We found no significant difference in set-up time between both support devices in the comparative group. Comparison with a previous report from our center by Veldeman et al.15 shows a shorter time needed for positioning for both support devices in the current study. This shows that a learning curve for implementation of prone positioning exists. However, the validation group had a mean positioning time that was 1 min longer than the comparative group on the crawl couch (3.8 vs. 2.8 min). Because about 22% timing measurements were missing, and the time was noted in minutes by different RTTs, we feel future time registration studies could benefit from automation. But although time differences of less than a minute cannot be detected in this study, the relevance of such differences can be questioned.

There was a near unanimous preference for the crawl couch. Regarding patient comfort, the crawl couch never performed worse than the standard breastboard. When evaluating pain and pressure/tension scores, we showed a substantial difference in favour of the crawl couch for the sternum at the time of simulation. The difference is probably most apparent at that time, because patients spend a longer time on the support device. Figures 3 and 4 illustrate the observed scores for all patients, and allow visual evaluation of the data. While the sample size might not allow to detect any differences perceived by these patients, it is quite clear from the graphs that the crawl couch causes the patient less pain.

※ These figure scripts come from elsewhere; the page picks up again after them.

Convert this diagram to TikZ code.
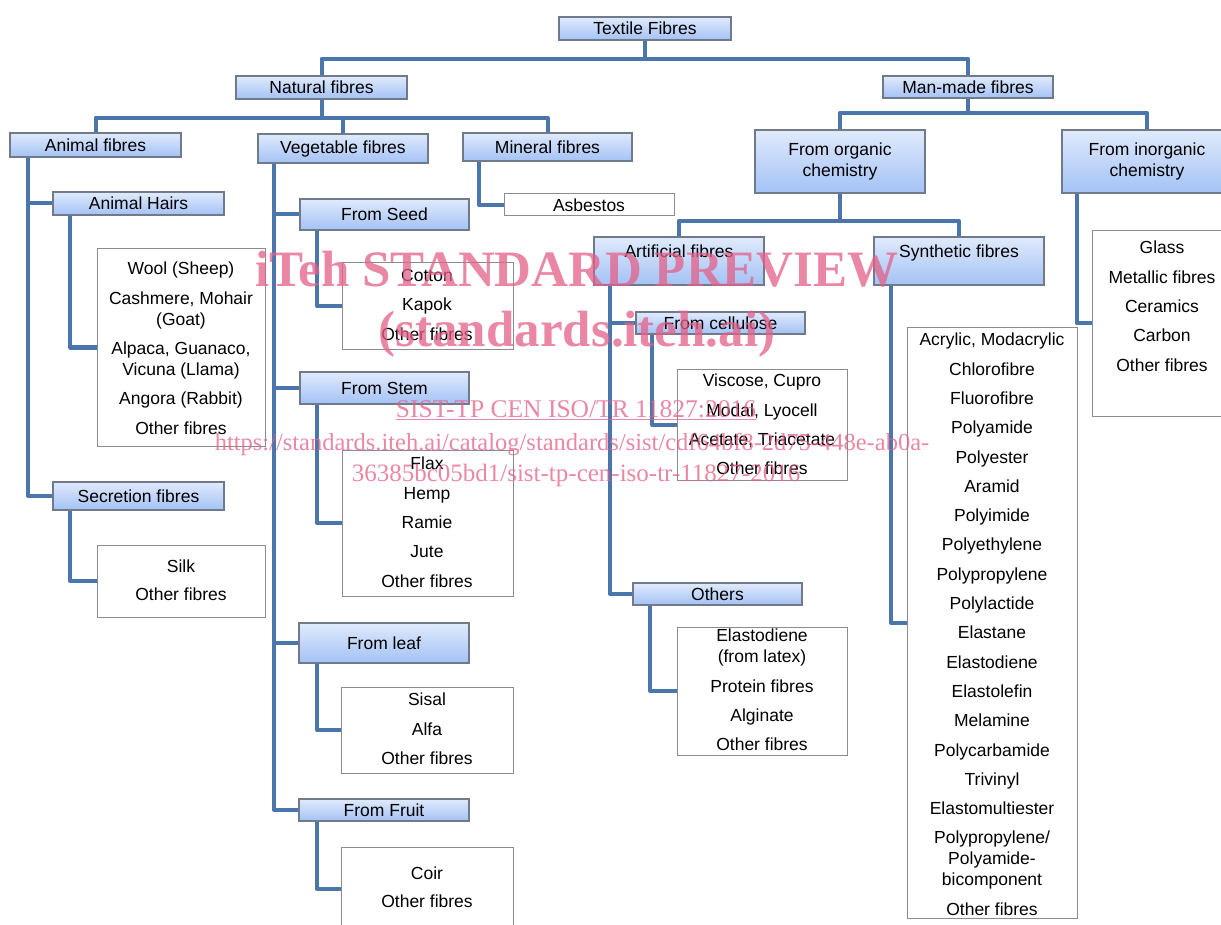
\documentclass[tikz,border=0pt]{standalone}
\usepackage{fontspec}
\setmainfont{Liberation Sans}
\newfontfamily\wmfont{Liberation Serif}
\pgfdeclarelayer{background}
\pgfsetlayers{background,main}
\definecolor{conncol}{RGB}{74,118,172}
\definecolor{hdrtop}{RGB}{224,234,252}
\definecolor{hdrbot}{RGB}{163,194,245}
\definecolor{hdrline}{RGB}{112,122,138}
\definecolor{lstline}{RGB}{140,140,140}
\definecolor{wmcol}{RGB}{228,96,136}
\tikzset{
  conn/.style={draw=conncol, line width=4pt, line join=round},
  hdr/.style={draw=hdrline, line width=1.5pt, top color=hdrtop, bottom color=hdrbot,
              inner sep=0pt, align=center, font=\fontsize{17.5}{21}\selectfont},
  toptext/.style={text height=12.5pt, text depth=18.5pt},
  lst/.style={draw=lstline, line width=1pt, fill=white, inner sep=0pt,
              align=center, font=\fontsize{17.5}{21}\selectfont},
  ltxt/.style={inner sep=0pt, align=center, font=\fontsize{17.5}{21}\selectfont},
  wm/.style={text=wmcol, opacity=0.75, text opacity=0.75, inner sep=0pt, anchor=base},
}
\newcommand\Place[7][]{%
  \node[#1, minimum width={(#5-#3)*1pt}, minimum height={(#6-#4)*1pt}]
    (#2) at ({(#3+#5)/2},{(#4+#6)/2}) {#7};}
\newcommand\ListBox[8]{%
  \Place[lst]{#1}{#2}{#3}{#4}{#5}{}
  \node[ltxt, anchor=north] (#1-t) at (#6,{#7-6}) {#8};}
\newcommand\nx{\\[8.3pt]}
\begin{document}
\begin{tikzpicture}[x=1pt,y=-1pt]
\useasboundingbox (0,0) rectangle (1221,925);
\begin{pgfonlayer}{background}
  \fill[white] (0,0) rectangle (1221,925);
\end{pgfonlayer}

% header nodes
\Place[hdr]{tf}{559}{17}{731}{40}{Textile Fibres}
\Place[hdr]{nf}{236}{76}{407}{99}{Natural fibres}
\Place[hdr]{mm}{883}{76}{1053}{98}{Man-made fibres}
\Place[hdr]{af}{10}{133}{181}{157}{Animal fibres}
\Place[hdr]{vf}{258}{134}{428}{163}{Vegetable fibres}
\Place[hdr]{mf}{463}{133}{632}{161}{Mineral fibres}
\Place[hdr]{ah}{53}{192}{224}{215}{Animal Hairs}
\Place[hdr]{sf}{53}{482}{224}{510}{Secretion fibres}
\Place[hdr]{seed}{300}{199}{469}{230}{From Seed}
\Place[hdr]{stem}{300}{372}{469}{404}{From Stem}
\Place[hdr]{leaf}{299}{623}{469}{663}{From leaf}
\Place[hdr]{fruit}{299}{799}{469}{821}{From Fruit}
\Place[hdr]{org}{755}{130}{925}{193}{From organic\\chemistry}
\Place[hdr]{inorg}{1062}{130}{1232}{193}{From inorganic\\chemistry}
\Place[hdr,toptext]{art}{594}{237}{764}{285}{Artificial fibres}
\Place[hdr,toptext]{syn}{874}{237}{1044}{285}{Synthetic fibres}
\Place[hdr]{cel}{636}{312}{805}{334}{From cellulose}
\Place[hdr]{oth}{633}{583}{802}{605}{Others}

% leaf boxes
\Place[lst]{asb}{504}{194}{674}{216}{Asbestos}
\ListBox{wool}{97}{249}{265}{446}{181}{268}{Wool (Sheep)\nx Cashmere, Mohair\\(Goat)\nx Alpaca, Guanaco,\\Vicuna (Llama)\nx Angora (Rabbit)\nx Other fibres}
\ListBox{silk}{97}{545}{265}{617}{181}{566}{Silk\\[7pt] Other fibres}
\ListBox{cotton}{342}{263}{513}{349}{427}{275}{Cotton\nx Kapok\nx Other fibres}
\ListBox{flax}{342}{450}{513}{596}{427}{463}{Flax\nx Hemp\nx Ramie\nx Jute\nx Other fibres}
\ListBox{sisal}{341}{687}{513}{773}{427}{699}{Sisal\nx Alfa\nx Other fibres}
\ListBox{coir}{341}{847}{513}{931}{427}{873}{Coir\\[7pt] Other fibres}
\ListBox{cell}{677}{369}{847}{480}{762}{380}{Viscose, Cupro\nx Modal, Lyocell\nx Acetate, Triacetate\nx Other fibres}
\ListBox{othl}{677}{627}{847}{755}{762}{635}{Elastodiene\\(from latex)\nx Protein fibres\nx Alginate\nx Other fibres}
\ListBox{synl}{907}{328}{1077}{918}{992}{339}{Acrylic, Modacrylic\nx Chlorofibre\nx Fluorofibre\nx Polyamide\nx Polyester\nx Aramid\nx Polyimide\nx Polyethylene\nx Polypropylene\nx Polylactide\nx Elastane\nx Elastodiene\nx Elastolefin\nx Melamine\nx Polycarbamide\nx Trivinyl\nx Elastomultiester\nx Polypropylene/\\Polyamide-\\bicomponent\nx Other fibres}
\ListBox{inorgl}{1092}{231}{1232}{416}{1162}{247}{Glass\nx Metallic fibres\nx Ceramics\nx Carbon\nx Other fibres}

% connectors
\begin{pgfonlayer}{background}
  \draw[conn] (tf.south) -- ++(0,18) -| (nf.north);
  \draw[conn] (tf.south) -- ++(0,18) -| (mm.north);
  \foreach \c in {af,vf,mf} \draw[conn] (nf.south) -- ++(0,18) -| (\c.north);
  \foreach \c in {org,inorg} \draw[conn] (mm.south) -- ++(0,14) -| (\c.north);
  \foreach \c in {art,syn} \draw[conn] (org.south) -- ++(0,27) -| (\c.north);
  \foreach \c in {ah,sf} \draw[conn] ([xshift=19pt]af.south west) |- (\c.west);
  \draw[conn] ([xshift=18pt]ah.south west) |- (wool.west);
  \draw[conn] ([xshift=18pt]sf.south west) |- (silk.west);
  \foreach \c in {seed,stem,leaf,fruit} \draw[conn] ([xshift=17pt]vf.south west) |- (\c.west);
  \draw[conn] ([xshift=18pt]seed.south west) |- (cotton.west);
  \draw[conn] ([xshift=18pt]stem.south west) |- (flax.west);
  \draw[conn] ([xshift=19pt]leaf.south west) |- (sisal.west);
  \draw[conn] ([xshift=19pt]fruit.south west) |- (coir.west);
  \draw[conn] ([xshift=17pt]mf.south west) |- (asb.west);
  \foreach \c in {cel,oth} \draw[conn] ([xshift=17pt]art.south west) |- (\c.west);
  \draw[conn] ([xshift=17pt]cel.south west) |- (cell.west);
  \draw[conn] ([xshift=18pt]oth.south west) |- (othl.west);
  \draw[conn] ([xshift=18pt]syn.south west) |- (synl.west);
  \draw[conn] ([xshift=16pt]inorg.south west) |- (inorgl.west);
\end{pgfonlayer}

% watermark
\node[wm, font=\wmfont\bfseries\fontsize{51}{51}\selectfont] (wm1) at (577,287) {iTeh STANDARD PREVIEW};
\node[wm, font=\wmfont\bfseries\fontsize{51}{51}\selectfont] (wm2) at (577,346) {(standards.iteh.ai)};
\node[wm, font=\wmfont\fontsize{25.5}{26}\selectfont] (wm3) at (576,417) {\underline{SIST-TP CEN ISO/TR 11827:2016}};
\node[wm, font=\wmfont\fontsize{24.5}{26}\selectfont] (wm4) at (572,450) {https://standards.iteh.ai/catalog/standards/sist/cdf64bf8-2d75-448e-ab0a-};
\node[wm, font=\wmfont\fontsize{25}{26}\selectfont] (wm5) at (576,481) {36385bc05bd1/sist-tp-cen-iso-tr-11827-2016};
\end{tikzpicture}
\end{document}
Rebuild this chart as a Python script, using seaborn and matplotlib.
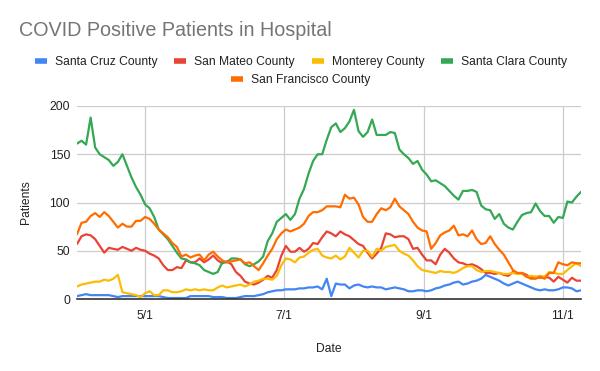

While this trial reports on inter-fraction positioning variability on the crawl couch, we did not acquire data allowing us to evaluate the effect of intra-fraction motion and its impact on patient dosimetry. We assumed the intra-fraction motion to be negligible because there is evidence that the breast has no substantial respiration-related movement in prone positioning13,14,15. However, other factors influencing intra-fraction variation and their impact on dosimetry may merit further investigation.

Conclusion

Compared to standard prone positioning, the use of the novel crawl couch improves the positioning precision for prone WBI. The crawl position can almost match set-up errors that are seen in supine positioning without large increases in additional treatment time. In addition, patients generally preferred the crawl couch over a standard prone breastboard and experienced less discomfort, showing lower pain and pressure scores on the crawl couch.